Saramago, o homem que brincou com a Língua Portuguesa
19/06/2016 blog

de Alexandra Antunes

A 16 de Novembro de 1922, nasceu no Ribatejo aquele que os anos haviam de tornar um grande escritor. José Saramago, o único Prémio Nobel português (1998), cresceu entre os campos de Azinhaga e a cidade de Lisboa, onde viveu grande parte da vida.

Em 1947, surgiu o primeiro livro: Terra do Pecado. Ao longo dos anos, dezenas de obras foram publicadas. Crónicas, contos, romances, teatro, poesia, histórias infantis, viagens, diários, memórias. Tudo com um estilo único e inconfundível que se foi desenvolvendo e que não passa despercebido.
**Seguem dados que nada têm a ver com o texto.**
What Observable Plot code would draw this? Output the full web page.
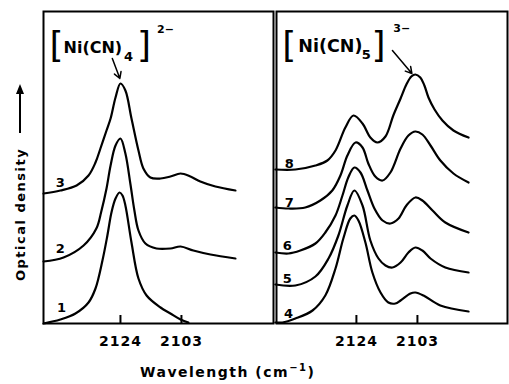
<!DOCTYPE html>
<html><head><meta charset="utf-8">
<script src="https://cdn.jsdelivr.net/npm/d3@7"></script>
<script src="https://cdn.jsdelivr.net/npm/@observablehq/plot@0.6"></script>
<style>
body{margin:0;background:#fff;}
#chart{position:relative;width:509px;height:384px;background:#fff;}
#chart svg{position:absolute;top:0;display:block;overflow:visible;}
#chart text{font-family:"DejaVu Sans",sans-serif;}
#chart [aria-label="x-axis tick label"] text{letter-spacing:1px;}
</style>
</head><body><div id="chart"></div>
<script>
// ---- data (wavenumber cm^-1, optical density in arbitrary units) ----
const xTicks = [2124, 2103];
const panels = ["L", "R"];
const curveIds = [1, 2, 3, 4, 5, 6, 7, 8];
const curvePanel = ["L", "L", "L", "R", "R", "R", "R", "R"];

const w1 = [2150.5,2144.7,2139.5,2135.0,2132.6,2130.2,2128.5,2127.1,2125.7,2124.3,2123.3,2122.3,2120.2,2117.8,2115.0,2110.2,2106.8,2103.3,2100.6];
const od1 = [0,4,10,21,35,63,88,111,125,131,128,118,81,45,28,16,10,4,1];

const w2 = [2150.5,2143.6,2136.7,2132.3,2130.6,2128.8,2127.4,2125.7,2124.0,2122.3,2120.6,2119.2,2117.8,2115.4,2111.6,2106.8,2103.3,2098.9,2093.0,2084.4];
const od2 = [62,66,78,95,112,135,158,178,185,170,140,113,93,80,75,75,77,73,69,65];

const w3 = [2150.5,2144.7,2139.1,2135.0,2132.6,2130.9,2128.8,2127.4,2125.7,2124.0,2122.3,2120.2,2117.8,2116.1,2113.7,2110.2,2106.8,2103.3,2099.9,2096.5,2091.3,2084.4];
const od3 = [130,133,138,148,161,175,193,205,226,240,233,205,173,155,146,145,147,150,147,142,137,133];

const w4 = [2151.9,2149.5,2145.0,2139.1,2134.7,2131.2,2128.5,2126.1,2124.7,2123.3,2120.9,2118.5,2115.7,2113.0,2110.6,2108.8,2105.4,2103.7,2100.9,2095.1,2085.4];
const od4 = [1,1,5,13,28,55,85,105,108,103,81,51,31,21,20,23,30,31,28,18,12];

const w5 = [2151.9,2145.0,2138.1,2133.6,2130.2,2127.1,2124.7,2121.9,2119.2,2116.4,2114.0,2111.6,2108.8,2106.1,2103.7,2101.3,2098.5,2093.4,2085.4];
const od5 = [39,38,47,65,88,118,133,118,83,65,58,56,61,71,76,73,65,56,51];

const w6 = [2151.9,2147.4,2143.3,2138.1,2134.7,2131.2,2128.8,2126.8,2124.7,2122.6,2120.2,2117.8,2115.0,2112.3,2109.5,2106.8,2103.7,2101.3,2097.8,2093.4,2085.4];
const od6 = [71,70,73,80,91,108,128,146,156,151,133,115,103,100,105,118,126,123,113,101,91];

const w7 = [2151.9,2147.4,2141.6,2136.4,2132.3,2129.5,2127.1,2124.3,2121.9,2119.9,2117.5,2115.0,2112.3,2108.8,2106.1,2103.7,2101.3,2098.5,2095.1,2090.6,2085.4];
const od7 = [116,115,116,123,133,148,168,181,176,160,147,143,151,175,188,192,189,178,163,150,141];

const w8 = [2151.9,2145.0,2138.1,2134.0,2131.2,2127.8,2125.0,2121.9,2119.2,2116.8,2114.0,2111.3,2108.8,2106.8,2105.1,2103.7,2102.0,2100.6,2099.2,2097.1,2094.4,2090.6,2085.4];
const od8 = [154,154,158,163,173,196,208,200,186,181,187,208,225,239,247,249,246,238,226,214,203,193,186];

const labelW = [2144.3, 2144.7, 2144.7, 2147.4, 2147.8, 2147.8, 2147.1, 2147.1];
const labelOD = [16, 75, 141, 10, 45, 78, 121, 160];

// formula annotations
const formulaPanel = ["L", "R"];
const formulaBody = ["Ni(CN)", "Ni(CN)"];
const formulaSub = ["4", "5"];
const formulaCharge = ["2\u2212", "3\u2212"];
const bodyW = [2143.6, 2144.0], bodyOD = [276, 277];
const openW = [2146.0, 2147.1], closeW = [2115.9, 2116.4], bracketOD = [278, 278];
const subW = [2121.2, 2120.6], subOD = [267, 269];
const chargeW = [2111.4, 2111.3], chargeOD = [294, 295];
const arrowW1 = [2126.8, 2111.6], arrowOD1 = [265, 273];
const arrowW2 = [2124.2, 2104.9], arrowOD2 = [245, 250];

// ---- build tables ----
const waves = [w1, w2, w3, w4, w5, w6, w7, w8];
const ods = [od1, od2, od3, od4, od5, od6, od7, od8];
const lineData = curveIds.flatMap((id, i) => waves[i].map((w, j) => ({id, panel: curvePanel[i], w, od: ods[i][j]})));
const labelData = curveIds.map((id, i) => ({id, panel: curvePanel[i], w: labelW[i], od: labelOD[i]}));
const formula = formulaPanel.map((p, i) => ({
  panel: p, body: formulaBody[i], sub: formulaSub[i], charge: formulaCharge[i],
  bw: bodyW[i], bod: bodyOD[i], ow: openW[i], cw: closeW[i], brod: bracketOD[i],
  sw: subW[i], sod: subOD[i], chw: chargeW[i], chod: chargeOD[i],
  x1: arrowW1[i], y1: arrowOD1[i], x2: arrowW2[i], y2: arrowOD2[i]
}));

// panel layout
const layout = {
  L: {left: 0, width: 275, ml: 43, mr: 2, domain: [2150.5, 2071.3], bodySize: 16},
  R: {left: 274, width: 235, ml: 2, mr: 2, domain: [2151.5, 2072.0], bodySize: 17.5}
};

function panelPlot(p) {
  const L = layout[p];
  const lines = lineData.filter(d => d.panel === p);
  const labels = labelData.filter(d => d.panel === p);
  const f = formula.filter(d => d.panel === p);
  const svg = Plot.plot({
    width: L.width, height: 384,
    marginLeft: L.ml, marginRight: L.mr, marginTop: 11, marginBottom: 61,
    style: {background: "transparent", color: "black", fontFamily: "DejaVu Sans", overflow: "visible"},
    x: {domain: L.domain},
    y: {domain: [0, 312], axis: null},
    marks: [
      Plot.frame({stroke: "black", strokeWidth: 2}),
      Plot.axisX({ticks: xTicks, tickSize: 0, tickPadding: 13, fontSize: 14, fontWeight: "bold", tickFormat: d => String(d), label: null}),
      Plot.ruleX(xTicks, {x: d => d, y1: 0, y2: 8, stroke: "black", strokeWidth: 2}),
      Plot.line(lines, {x: "w", y: "od", z: "id", curve: "catmull-rom", stroke: "black", strokeWidth: 2.2}),
      Plot.text(labels, {x: "w", y: "od", text: d => String(d.id), fontSize: 13, fontWeight: "bold", fill: "black"}),
      Plot.text(f, {x: "ow", y: "brod", text: () => "[", fontSize: 36, fill: "black"}),
      Plot.text(f, {x: "cw", y: "brod", text: () => "]", fontSize: 36, fill: "black"}),
      Plot.text(f, {x: "bw", y: "bod", text: "body", textAnchor: "start", fontSize: L.bodySize, fontWeight: "bold", fill: "black"}),
      Plot.text(f, {x: "sw", y: "sod", text: "sub", fontSize: 13, fontWeight: "bold", fill: "black"}),
      Plot.text(f, {x: "chw", y: "chod", text: "charge", textAnchor: "start", fontSize: 11, fontWeight: "bold", fill: "black"}),
      Plot.arrow(f, {x1: "x1", y1: "y1", x2: "x2", y2: "y2", stroke: "black", strokeWidth: 1.5, headLength: 7})
    ]
  });
  svg.style.left = L.left + "px";
  return svg;
}

const root = document.getElementById("chart");
panels.forEach(p => root.appendChild(panelPlot(p)));

// axis titles
const overlay = d3.create("svg").attr("width", 509).attr("height", 384).style("left", "0px");
const xl = overlay.append("text").attr("x", 140).attr("y", 377).attr("text-anchor", "start")
  .attr("font-size", 14).attr("font-weight", "bold").attr("letter-spacing", 1.5).attr("fill", "black");
xl.append("tspan").text("Wavelength (cm");
xl.append("tspan").attr("dy", -6).attr("font-size", 10).text("\u22121");
xl.append("tspan").attr("dy", 6).text(")");

overlay.append("text").attr("transform", "translate(25,281) rotate(-90)").attr("text-anchor", "start")
  .attr("font-size", 13).attr("font-weight", "bold").attr("letter-spacing", 1.5).attr("fill", "black")
  .text("Optical density");
overlay.append("line").attr("x1", 20).attr("y1", 133).attr("x2", 20).attr("y2", 92)
  .attr("stroke", "black").attr("stroke-width", 2);
overlay.append("path").attr("d", "M20,84 L16,94 L24,94 Z").attr("fill", "black");
root.appendChild(overlay.node());
</script></body></html>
Em Clarabóia – um livro apenas publicado em 2011 mas escrito no início da sua carreira – vemos um autor que critica a sociedade e desenha personagens que, para além das trivialidades da vida e do convívio com os vizinhos do prédio, têm sempre uma faceta espiritual que nos conduzem à reflexão. No entanto, aqui o homem das vírgulas ainda não se manifestava. As frases de Saramago mantinham-se concisas, atingindo o leitor na sua simplicidade aparente.

Contudo, o mesmo não se verifica em Memorial do Convento (1982): as longas descrições da preparação e construção do convento de Mafra, obra do rei absolutista D. João V, ocupam linhas e linhas (ou mesmo páginas) sem a utilização de um ponto final. Com uma forma de pontuar que subverte a norma, Saramago afirma-se no panorama literário e marca a diferença pela originalidade de estilo. Ao longo da história, o escritor presenteia quem o lê com o desenvolvimento da relação de Baltasar Sete-Sóis e Blimunda Sete-Luas e a construção de uma máquina voadora – a Passarola –, ao mesmo tempo que censura a separação entre ricos e pobres, não poupando também as críticas à corrupção religiosa. Em Itália, Blimunda salta para uma ópera lírica em três actos, pela mão de Azio Corghi.

José Saramago, ateu assumido, não mediu as palavras no que diz respeito à Igreja nem a Deus. Em In Nomine Dei(1993), enquanto nos apresenta diálogos sobre a vida e a morte e uma luta entre Católicos e Protestantes, traça uma figura de um Deus em nome do qual o ser humano age, cometendo os mais hediondos crimes. Críticas ferozes à religião também são perceptíveis em livros como O Evangelho Segundo Jesus Cristo (1991) ou Caim (2009).

Em A Jangada de Pedra (1986), o mundo é descrito pelo Nobel português como «uma comédia de enganos», em que as constantes coincidências são o que verdadeiramente move o universo. As relações humanas ganham, aqui, a atenção do escritor. O que acontece? Porquê? Que passos dá o Homem e com que objectivo final? Nesta história, que tem por base uma Península Ibérica que se separa da restante Europa, encontra-se outra característica deste estilo de escrita irreverente. Ao longo da narrativa, os diálogos não se destacam, sendo incorporados no restante texto, sem qualquer travessão que indique o seu começo e sem pontos de interrogação ou exclamação.

Brincar com a pontuação e com a língua portuguesa foi uma constante na obra do homem que, em certa altura da vida, trocou o Tejo pelo Atlântico que via de Lanzarote, nas Ilhas Canárias. E é com uma referência ao mar – invertendo um verso de Camões – que inicia O Ano da Morte de Ricardo Reis (1984), um livro que se atreve a dar um fim a um dos heterónimos de Fernando Pessoa. Ao longo da história, os mais atentos e conhecedores da obra do poeta português vão encontrando versos de poemas que, num acaso pensado, completam a fala de alguma personagem ou expressam uma qualquer emoção ou pensamento.

Deixando uma obra imensa, Saramago passou para o outro mundo – e acreditaria ele nisto? – a18 de Junho de 2010. Quem visitar Lisboa pode encontrar-se com o escritor e com a sua obra na Casa dos Bicos, actual Fundação José Saramago. E é frente ao edifício, debaixo de uma oliveira de Azinhaga, que está parte das cinzas daquele que «não subiu às estrelas, se à terra pertencia».